Requirements: Print, please, exactly and only the lines between the line holding "Clone this chart in D3.js." and the line holding "const pLeft = 120, pRight", inclusive, omitting any pictures.

The data:
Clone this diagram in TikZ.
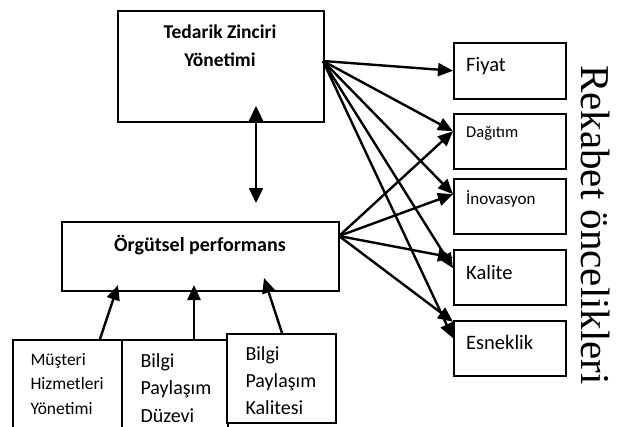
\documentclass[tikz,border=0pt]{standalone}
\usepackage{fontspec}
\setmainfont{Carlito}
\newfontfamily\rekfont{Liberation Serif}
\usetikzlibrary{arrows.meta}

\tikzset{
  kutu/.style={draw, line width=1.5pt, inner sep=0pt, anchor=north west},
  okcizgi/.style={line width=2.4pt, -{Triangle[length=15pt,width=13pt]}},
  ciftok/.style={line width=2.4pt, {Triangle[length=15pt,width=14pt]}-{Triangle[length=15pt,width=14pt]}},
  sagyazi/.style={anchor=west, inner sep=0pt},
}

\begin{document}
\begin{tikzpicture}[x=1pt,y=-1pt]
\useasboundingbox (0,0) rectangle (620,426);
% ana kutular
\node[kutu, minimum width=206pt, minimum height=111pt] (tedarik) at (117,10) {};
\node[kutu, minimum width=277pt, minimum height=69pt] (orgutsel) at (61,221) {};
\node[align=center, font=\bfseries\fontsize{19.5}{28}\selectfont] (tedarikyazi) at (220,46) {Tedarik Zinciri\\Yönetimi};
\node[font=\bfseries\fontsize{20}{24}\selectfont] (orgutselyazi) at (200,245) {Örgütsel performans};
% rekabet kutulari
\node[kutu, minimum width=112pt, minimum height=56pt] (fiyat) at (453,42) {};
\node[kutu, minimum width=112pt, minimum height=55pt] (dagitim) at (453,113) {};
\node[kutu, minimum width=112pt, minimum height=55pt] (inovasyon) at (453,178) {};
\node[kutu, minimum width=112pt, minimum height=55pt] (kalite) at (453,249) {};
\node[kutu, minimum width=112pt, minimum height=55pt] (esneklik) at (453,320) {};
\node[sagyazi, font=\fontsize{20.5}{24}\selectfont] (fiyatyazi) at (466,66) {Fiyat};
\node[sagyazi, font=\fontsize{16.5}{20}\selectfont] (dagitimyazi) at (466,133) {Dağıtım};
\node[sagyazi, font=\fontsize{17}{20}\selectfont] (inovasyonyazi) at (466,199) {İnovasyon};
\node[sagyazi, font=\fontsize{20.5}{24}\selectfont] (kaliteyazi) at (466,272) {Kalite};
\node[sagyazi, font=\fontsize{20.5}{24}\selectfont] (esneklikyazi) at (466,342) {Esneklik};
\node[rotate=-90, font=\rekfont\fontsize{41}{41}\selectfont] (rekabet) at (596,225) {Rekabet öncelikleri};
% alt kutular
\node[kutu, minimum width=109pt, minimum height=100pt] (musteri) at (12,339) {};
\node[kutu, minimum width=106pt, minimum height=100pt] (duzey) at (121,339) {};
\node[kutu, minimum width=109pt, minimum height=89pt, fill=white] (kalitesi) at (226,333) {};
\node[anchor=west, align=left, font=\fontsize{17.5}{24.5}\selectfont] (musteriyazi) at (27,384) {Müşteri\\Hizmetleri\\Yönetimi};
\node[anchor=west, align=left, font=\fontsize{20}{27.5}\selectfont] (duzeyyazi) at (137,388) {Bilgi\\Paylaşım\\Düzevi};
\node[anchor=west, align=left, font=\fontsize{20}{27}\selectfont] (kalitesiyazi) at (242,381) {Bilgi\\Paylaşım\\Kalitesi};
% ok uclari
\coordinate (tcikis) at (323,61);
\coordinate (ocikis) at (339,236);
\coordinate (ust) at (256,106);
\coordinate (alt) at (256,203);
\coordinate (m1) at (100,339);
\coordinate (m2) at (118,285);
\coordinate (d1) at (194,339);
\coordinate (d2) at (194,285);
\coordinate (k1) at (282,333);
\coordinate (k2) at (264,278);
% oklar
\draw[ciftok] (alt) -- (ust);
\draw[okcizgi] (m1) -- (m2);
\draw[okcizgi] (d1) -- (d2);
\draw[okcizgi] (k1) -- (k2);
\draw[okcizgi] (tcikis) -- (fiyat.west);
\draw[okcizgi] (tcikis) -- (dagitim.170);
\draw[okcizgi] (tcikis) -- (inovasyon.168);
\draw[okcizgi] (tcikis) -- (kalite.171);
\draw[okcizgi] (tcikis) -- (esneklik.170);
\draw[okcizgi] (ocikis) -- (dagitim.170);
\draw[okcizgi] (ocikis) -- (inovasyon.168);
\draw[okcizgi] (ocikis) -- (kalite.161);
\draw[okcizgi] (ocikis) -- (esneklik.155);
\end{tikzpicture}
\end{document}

--

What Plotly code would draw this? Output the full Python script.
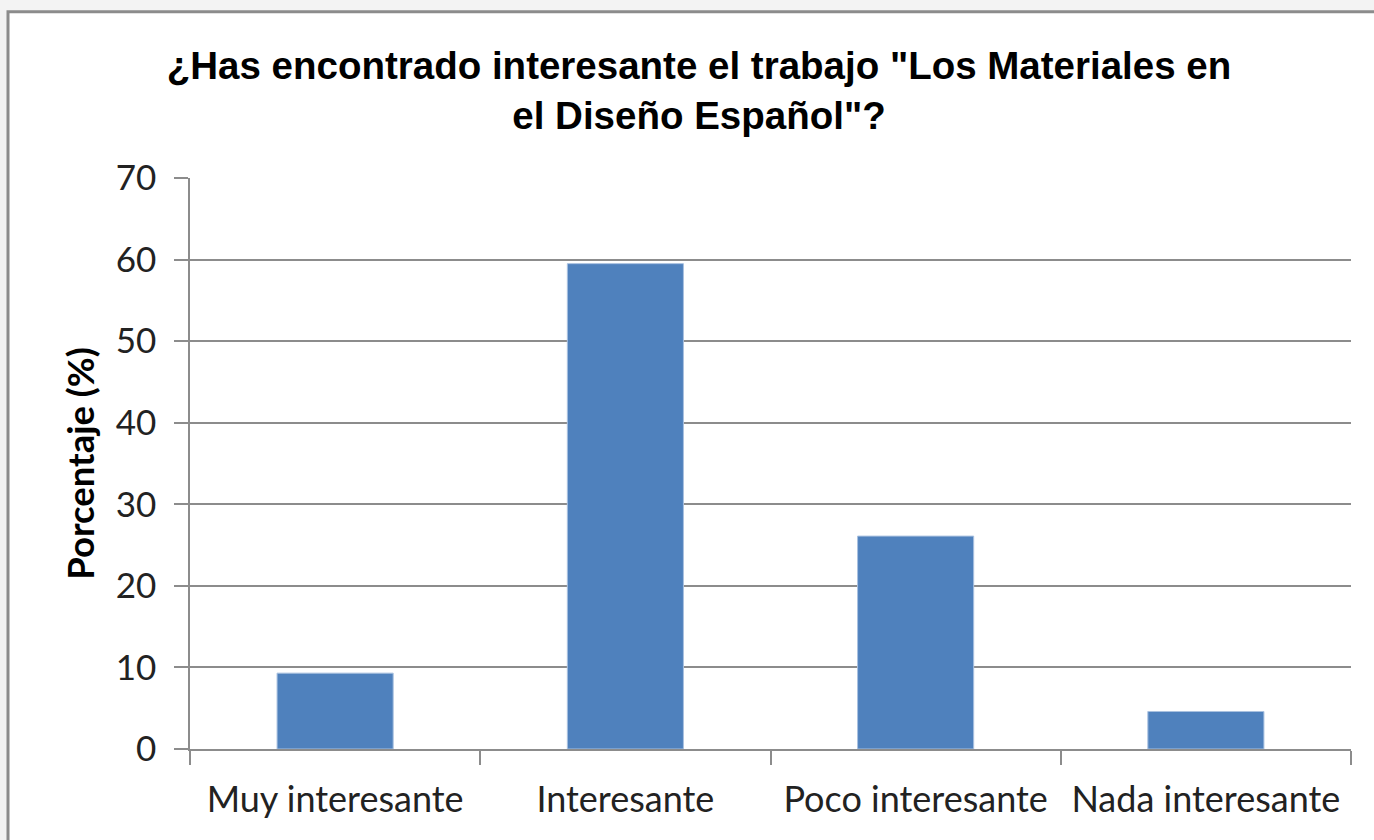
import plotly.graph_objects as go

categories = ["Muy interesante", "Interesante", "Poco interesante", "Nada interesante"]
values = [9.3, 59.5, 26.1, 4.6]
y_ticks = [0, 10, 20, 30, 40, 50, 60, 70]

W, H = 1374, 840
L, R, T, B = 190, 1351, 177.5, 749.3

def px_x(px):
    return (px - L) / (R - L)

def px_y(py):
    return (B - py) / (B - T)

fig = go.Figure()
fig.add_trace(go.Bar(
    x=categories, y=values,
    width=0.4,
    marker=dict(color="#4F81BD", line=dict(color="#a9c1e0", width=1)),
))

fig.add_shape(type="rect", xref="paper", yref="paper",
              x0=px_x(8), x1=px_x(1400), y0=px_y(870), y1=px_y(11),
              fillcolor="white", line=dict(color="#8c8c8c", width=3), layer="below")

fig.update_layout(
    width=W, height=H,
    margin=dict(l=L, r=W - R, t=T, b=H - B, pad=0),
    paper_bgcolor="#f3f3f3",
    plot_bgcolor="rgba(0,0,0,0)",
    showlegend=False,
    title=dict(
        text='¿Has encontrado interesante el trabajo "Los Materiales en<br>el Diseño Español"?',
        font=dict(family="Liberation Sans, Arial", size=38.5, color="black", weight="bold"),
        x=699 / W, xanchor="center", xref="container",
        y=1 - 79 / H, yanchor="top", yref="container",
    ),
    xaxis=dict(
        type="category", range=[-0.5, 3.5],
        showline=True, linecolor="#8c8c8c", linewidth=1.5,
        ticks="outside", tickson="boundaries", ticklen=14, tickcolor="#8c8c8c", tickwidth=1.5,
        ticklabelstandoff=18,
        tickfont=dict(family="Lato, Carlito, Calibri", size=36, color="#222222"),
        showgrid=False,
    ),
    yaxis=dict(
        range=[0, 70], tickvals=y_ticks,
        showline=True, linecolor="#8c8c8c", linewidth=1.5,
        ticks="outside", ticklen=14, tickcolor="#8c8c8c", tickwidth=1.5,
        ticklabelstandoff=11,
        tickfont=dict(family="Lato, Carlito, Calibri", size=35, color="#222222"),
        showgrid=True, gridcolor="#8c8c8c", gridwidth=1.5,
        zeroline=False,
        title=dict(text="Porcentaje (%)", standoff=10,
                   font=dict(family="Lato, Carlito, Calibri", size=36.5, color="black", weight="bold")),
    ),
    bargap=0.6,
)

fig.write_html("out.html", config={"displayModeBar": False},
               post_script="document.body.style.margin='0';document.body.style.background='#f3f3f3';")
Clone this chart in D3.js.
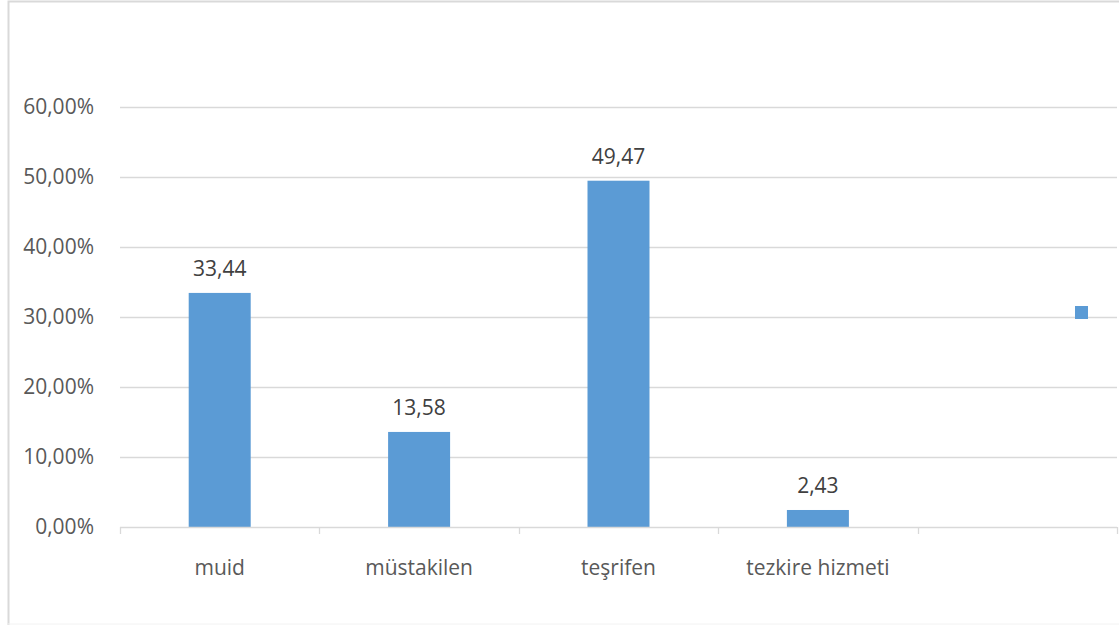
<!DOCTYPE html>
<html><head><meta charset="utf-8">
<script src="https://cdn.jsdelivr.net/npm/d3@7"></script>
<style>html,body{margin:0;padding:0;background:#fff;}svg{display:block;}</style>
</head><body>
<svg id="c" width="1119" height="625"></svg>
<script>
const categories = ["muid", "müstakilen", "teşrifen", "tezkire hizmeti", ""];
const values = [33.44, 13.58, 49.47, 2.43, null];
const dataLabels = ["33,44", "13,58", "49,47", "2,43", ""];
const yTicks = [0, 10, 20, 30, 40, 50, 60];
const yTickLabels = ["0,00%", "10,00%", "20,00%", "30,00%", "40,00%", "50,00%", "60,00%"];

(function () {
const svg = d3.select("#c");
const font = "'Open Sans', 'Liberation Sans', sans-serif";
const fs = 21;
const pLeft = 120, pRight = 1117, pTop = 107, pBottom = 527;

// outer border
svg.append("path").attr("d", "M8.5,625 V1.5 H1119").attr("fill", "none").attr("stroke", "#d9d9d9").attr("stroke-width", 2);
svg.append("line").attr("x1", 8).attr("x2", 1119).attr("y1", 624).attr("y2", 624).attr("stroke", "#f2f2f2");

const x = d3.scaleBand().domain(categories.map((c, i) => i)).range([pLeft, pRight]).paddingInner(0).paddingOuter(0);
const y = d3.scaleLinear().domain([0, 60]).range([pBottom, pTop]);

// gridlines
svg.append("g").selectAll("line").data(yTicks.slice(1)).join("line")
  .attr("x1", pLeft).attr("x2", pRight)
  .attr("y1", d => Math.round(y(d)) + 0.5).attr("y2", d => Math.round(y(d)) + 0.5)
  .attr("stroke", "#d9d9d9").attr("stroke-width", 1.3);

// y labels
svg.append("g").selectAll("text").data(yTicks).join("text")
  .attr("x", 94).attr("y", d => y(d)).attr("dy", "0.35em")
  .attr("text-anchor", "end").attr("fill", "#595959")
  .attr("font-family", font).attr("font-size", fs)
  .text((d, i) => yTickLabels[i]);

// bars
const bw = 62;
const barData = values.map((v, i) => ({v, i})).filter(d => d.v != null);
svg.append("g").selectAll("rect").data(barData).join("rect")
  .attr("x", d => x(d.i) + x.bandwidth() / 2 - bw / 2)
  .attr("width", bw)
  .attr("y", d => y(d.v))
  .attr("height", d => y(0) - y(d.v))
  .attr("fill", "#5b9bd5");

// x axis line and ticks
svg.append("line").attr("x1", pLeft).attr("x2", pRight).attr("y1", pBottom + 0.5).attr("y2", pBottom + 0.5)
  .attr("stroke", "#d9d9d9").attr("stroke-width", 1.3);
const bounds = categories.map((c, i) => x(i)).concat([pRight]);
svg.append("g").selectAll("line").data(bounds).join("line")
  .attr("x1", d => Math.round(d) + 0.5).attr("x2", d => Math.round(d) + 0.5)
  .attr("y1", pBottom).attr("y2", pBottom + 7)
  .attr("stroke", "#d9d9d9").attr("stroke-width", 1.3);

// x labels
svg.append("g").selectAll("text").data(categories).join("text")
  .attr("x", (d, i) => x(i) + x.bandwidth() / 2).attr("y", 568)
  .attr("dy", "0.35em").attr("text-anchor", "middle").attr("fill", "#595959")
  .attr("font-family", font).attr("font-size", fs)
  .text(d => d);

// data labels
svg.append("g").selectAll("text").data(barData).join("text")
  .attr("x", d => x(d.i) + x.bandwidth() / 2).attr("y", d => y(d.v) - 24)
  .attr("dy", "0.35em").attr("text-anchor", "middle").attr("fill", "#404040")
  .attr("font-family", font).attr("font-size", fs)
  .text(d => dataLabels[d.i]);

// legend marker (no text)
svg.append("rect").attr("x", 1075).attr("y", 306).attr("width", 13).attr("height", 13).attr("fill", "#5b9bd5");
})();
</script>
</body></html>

==

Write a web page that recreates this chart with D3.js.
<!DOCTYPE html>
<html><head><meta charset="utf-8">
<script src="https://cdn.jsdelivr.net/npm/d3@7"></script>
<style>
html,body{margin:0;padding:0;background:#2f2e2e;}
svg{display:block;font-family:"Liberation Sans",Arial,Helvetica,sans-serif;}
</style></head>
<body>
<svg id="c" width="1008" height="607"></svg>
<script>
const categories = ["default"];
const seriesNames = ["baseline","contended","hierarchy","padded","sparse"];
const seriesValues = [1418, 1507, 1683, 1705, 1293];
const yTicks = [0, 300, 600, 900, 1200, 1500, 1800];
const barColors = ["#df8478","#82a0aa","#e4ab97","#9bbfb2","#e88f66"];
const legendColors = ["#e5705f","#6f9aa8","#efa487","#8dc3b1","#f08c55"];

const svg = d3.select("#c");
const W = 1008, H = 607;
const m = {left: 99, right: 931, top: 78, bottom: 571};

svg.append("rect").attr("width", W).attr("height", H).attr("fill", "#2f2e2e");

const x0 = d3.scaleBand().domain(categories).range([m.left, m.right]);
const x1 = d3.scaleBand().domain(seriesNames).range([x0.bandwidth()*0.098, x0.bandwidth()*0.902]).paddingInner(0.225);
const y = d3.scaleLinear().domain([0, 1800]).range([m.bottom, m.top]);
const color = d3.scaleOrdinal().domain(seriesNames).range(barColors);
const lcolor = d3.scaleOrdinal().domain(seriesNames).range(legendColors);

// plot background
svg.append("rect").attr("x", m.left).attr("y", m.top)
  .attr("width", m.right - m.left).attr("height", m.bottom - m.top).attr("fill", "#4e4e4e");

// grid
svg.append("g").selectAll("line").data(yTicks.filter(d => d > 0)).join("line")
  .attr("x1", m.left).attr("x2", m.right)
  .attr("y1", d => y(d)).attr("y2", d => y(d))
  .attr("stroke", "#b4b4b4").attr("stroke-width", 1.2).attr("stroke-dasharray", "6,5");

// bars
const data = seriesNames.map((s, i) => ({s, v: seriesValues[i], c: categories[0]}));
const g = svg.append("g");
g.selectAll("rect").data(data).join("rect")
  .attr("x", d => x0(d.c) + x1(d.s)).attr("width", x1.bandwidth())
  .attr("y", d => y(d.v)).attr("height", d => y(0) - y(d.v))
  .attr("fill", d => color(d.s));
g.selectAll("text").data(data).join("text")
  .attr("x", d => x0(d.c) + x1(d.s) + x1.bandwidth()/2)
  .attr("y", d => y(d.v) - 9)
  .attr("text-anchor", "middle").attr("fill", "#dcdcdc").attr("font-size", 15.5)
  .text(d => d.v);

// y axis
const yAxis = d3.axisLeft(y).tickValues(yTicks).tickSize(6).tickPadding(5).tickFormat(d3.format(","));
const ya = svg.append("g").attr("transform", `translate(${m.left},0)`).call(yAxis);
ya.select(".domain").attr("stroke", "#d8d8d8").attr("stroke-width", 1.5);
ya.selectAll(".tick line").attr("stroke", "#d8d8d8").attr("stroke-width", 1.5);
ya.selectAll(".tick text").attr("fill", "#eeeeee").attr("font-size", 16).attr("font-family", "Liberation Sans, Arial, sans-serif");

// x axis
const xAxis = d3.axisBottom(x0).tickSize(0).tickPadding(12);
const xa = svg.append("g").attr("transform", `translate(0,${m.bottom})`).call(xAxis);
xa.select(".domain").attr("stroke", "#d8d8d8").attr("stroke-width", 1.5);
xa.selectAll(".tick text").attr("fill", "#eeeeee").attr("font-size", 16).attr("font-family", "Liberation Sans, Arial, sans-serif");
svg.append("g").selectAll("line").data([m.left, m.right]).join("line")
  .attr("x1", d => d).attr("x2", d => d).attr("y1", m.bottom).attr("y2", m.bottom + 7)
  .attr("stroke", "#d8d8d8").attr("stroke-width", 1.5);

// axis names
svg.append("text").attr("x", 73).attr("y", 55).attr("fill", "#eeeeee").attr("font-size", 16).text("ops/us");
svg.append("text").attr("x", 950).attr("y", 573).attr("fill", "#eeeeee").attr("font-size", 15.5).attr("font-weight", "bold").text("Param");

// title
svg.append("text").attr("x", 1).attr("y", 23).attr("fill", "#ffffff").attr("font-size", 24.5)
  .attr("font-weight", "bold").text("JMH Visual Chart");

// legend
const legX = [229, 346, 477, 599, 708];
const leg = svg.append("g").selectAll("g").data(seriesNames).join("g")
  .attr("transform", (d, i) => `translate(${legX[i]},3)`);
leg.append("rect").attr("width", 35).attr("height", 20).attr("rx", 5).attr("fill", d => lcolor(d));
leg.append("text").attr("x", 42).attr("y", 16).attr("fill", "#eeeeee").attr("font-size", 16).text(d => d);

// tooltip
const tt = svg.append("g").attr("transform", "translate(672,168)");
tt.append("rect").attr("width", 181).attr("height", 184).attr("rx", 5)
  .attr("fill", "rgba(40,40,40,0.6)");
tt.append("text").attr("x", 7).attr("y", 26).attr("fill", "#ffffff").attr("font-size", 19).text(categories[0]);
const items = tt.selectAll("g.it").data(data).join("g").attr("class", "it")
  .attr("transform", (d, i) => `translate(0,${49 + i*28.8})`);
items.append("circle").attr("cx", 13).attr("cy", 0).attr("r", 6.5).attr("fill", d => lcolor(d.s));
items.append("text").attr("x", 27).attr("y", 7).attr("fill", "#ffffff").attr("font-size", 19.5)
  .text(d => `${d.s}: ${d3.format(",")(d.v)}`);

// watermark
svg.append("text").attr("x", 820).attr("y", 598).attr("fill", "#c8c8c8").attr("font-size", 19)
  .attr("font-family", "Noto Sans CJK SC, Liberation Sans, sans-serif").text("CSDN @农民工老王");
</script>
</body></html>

Answer:
Clone this chart in D3.js.
<!DOCTYPE html>
<html><head><meta charset="utf-8">
<script src="https://cdn.jsdelivr.net/npm/d3@7"></script>
<style>html,body{margin:0;padding:0;background:#fff;}svg{display:block;}</style>
</head><body>
<svg id="c" width="1119" height="625"></svg>
<script>
const categories = ["muid", "müstakilen", "teşrifen", "tezkire hizmeti", ""];
const values = [33.44, 13.58, 49.47, 2.43, null];
const dataLabels = ["33,44", "13,58", "49,47", "2,43", ""];
const yTicks = [0, 10, 20, 30, 40, 50, 60];
const yTickLabels = ["0,00%", "10,00%", "20,00%", "30,00%", "40,00%", "50,00%", "60,00%"];

(function () {
const svg = d3.select("#c");
const font = "'Open Sans', 'Liberation Sans', sans-serif";
const fs = 21;
const pLeft = 120, pRight = 1117, pTop = 107, pBottom = 527;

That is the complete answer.